In Bangladesh, textile workers who produce clothes for Western brands are fighting for an immediate pay rise. Violent protests recently erupted in the industrial zone of Ashulia near the capital Dhaka.

A garment worker argues with policemen during a protest in Dhaka

A garment worker argues with policemen during a protest in Dhaka

Last month, tens of thousands of workers vandalised factory equipment, torched delivery vans and erected barricades in the streets. The police responded with rubber bullets, teargas and water cannons. Several hundred factories had to be closed temporarily.

An estimated three million workers, most of them women, are employed in the Bangladeshi garment industry. Many of them receive no more than the minimum wage: around 1600 taka (20 euros). Despite rising food and energy prices, the salaries in the garment industry have remained unchanged since 2006.

Garment factory security guards inspect the damage at a factory in Ashulia

Factory security guards inspect the damage after violent protests at a factory in Ashulia

Minimum wage one of the lowest in the world

The workers' situation is very grave, Amirul Haque Amin, head of Bangladesh's National Garment Workers Federation, told Deutsche Welle. "With the salary that was fixed years ago it is quite impossible to survive, that is why we demand 5000 taka as minimum." Amin added that the current minimum wage is one of the lowest in the world.

In the meantime, the violent protests have been put on hold. The workers are waiting for a sign from the government. A tripartite commission of government officials, industry representatives and independent members has been set up to negotiate a new minimum wage. But the interests diverge, said Mustafizur Rahman, director of the Centre for Policy Dialogue think tank.

"The entrepreneurs are saying they are passing through a difficult period: the cost of doing business has gone up, the price of yarn has gone up, so they are ready to raise the minimum wage, but not to the extent that the workers are demanding."

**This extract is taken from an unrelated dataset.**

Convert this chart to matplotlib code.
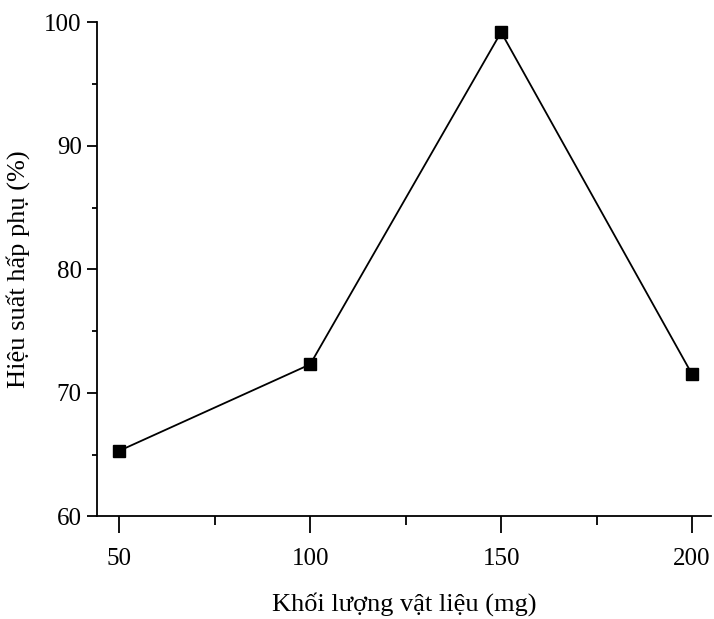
import matplotlib.pyplot as plt
from matplotlib.ticker import MultipleLocator

plt.rcParams['font.family'] = ['Liberation Serif', 'DejaVu Serif']

# du lieu
mass = [50, 100, 150, 200]
efficiency = [65.3, 72.3, 99.2, 71.5]

fig = plt.figure(figsize=(7.14, 6.19), dpi=100)
ax = fig.add_axes([0.136, 0.166, 0.860, 0.798])

ax.plot(mass, efficiency, color='black', lw=1.3, marker='s', markersize=8.5)

ax.set_xlim(44.2, 205)
ax.set_ylim(60, 100)
ax.xaxis.set_major_locator(MultipleLocator(50))
ax.xaxis.set_minor_locator(MultipleLocator(25))
ax.yaxis.set_major_locator(MultipleLocator(10))
ax.yaxis.set_minor_locator(MultipleLocator(5))

ax.spines['top'].set_visible(False)
ax.spines['right'].set_visible(False)
for s in ['left', 'bottom']:
    ax.spines[s].set_linewidth(1.3)

ax.tick_params(axis='x', which='major', direction='out', length=12, width=1.3, labelsize=18, pad=11)
ax.tick_params(axis='x', which='minor', direction='out', length=6.5, width=1.3)
ax.tick_params(axis='y', which='major', direction='out', length=7, width=1.3, labelsize=18, pad=4)
ax.tick_params(axis='y', which='minor', direction='out', length=3.5, width=1.3)

ax.set_xlabel('Khối lượng vật liệu (mg)', fontsize=19, labelpad=16)
ax.set_ylabel('Hiệu suất hấp phụ (%)', fontsize=19, labelpad=10)

fig.savefig('out.png', dpi=100)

Most garment workers in Bangladesh are women

Most garment workers in Bangladesh are women

Cheap labor crucial to compete on world market

Bangladesh entrepreneurs know that low labor costs give them a huge opportunity to compete with the big rival China. As wages in China are rising, many multinationals have started looking for cheaper production countries. But in order to attract more foreign investment, Bangladesh cannot afford labor unrest, explained Mustafizur Rahman.

"So the tricky thing for the minimum wage commission is to find a golden mean which will be acceptable to the entrepreneurs and still allow Bangladesh to compete in the global market."

Bangladesh's economy relies heavily on the garment industry, which accounts for 80 per cent of the country's exports. But following the global crisis, the growth rate plunged to almost zero in the last year. Only very recently have new orders started coming in, said economist Rahman. "It is in no one's interest to jeopardize that. We are very careful that we don't miss this opportunity of the global recovery which has just started to have a positive impact on our export growth."

The government has a strong interest to keep the situation under control. Prime Minister Sheikh Hasina is expected to announce a new minimum wage compromise at the end of this month.

Dhaka, 2007: protests by garment workers regularly turn violent

Dhaka, 2007: protests by garment workers regularly turn violent

Trade unions not allowed

But this will not solve the whole problem, union leaders emphasize. They say that the main cause for the labor unrest is the garment manufacturers' refusal to permit trade unions. "In this situation, in the absence of trade unions, the workers' problem is coming to the streets," said Amirul Haque Amin from the National Garment Workers Federation. "We experience factory blockades because there is no systematic way to address the labor problems within the factory. "

Amin also feels that the West bears its share of responsibility and has appealed to Western customers to pay fair prices for the garments made in Bangladesh.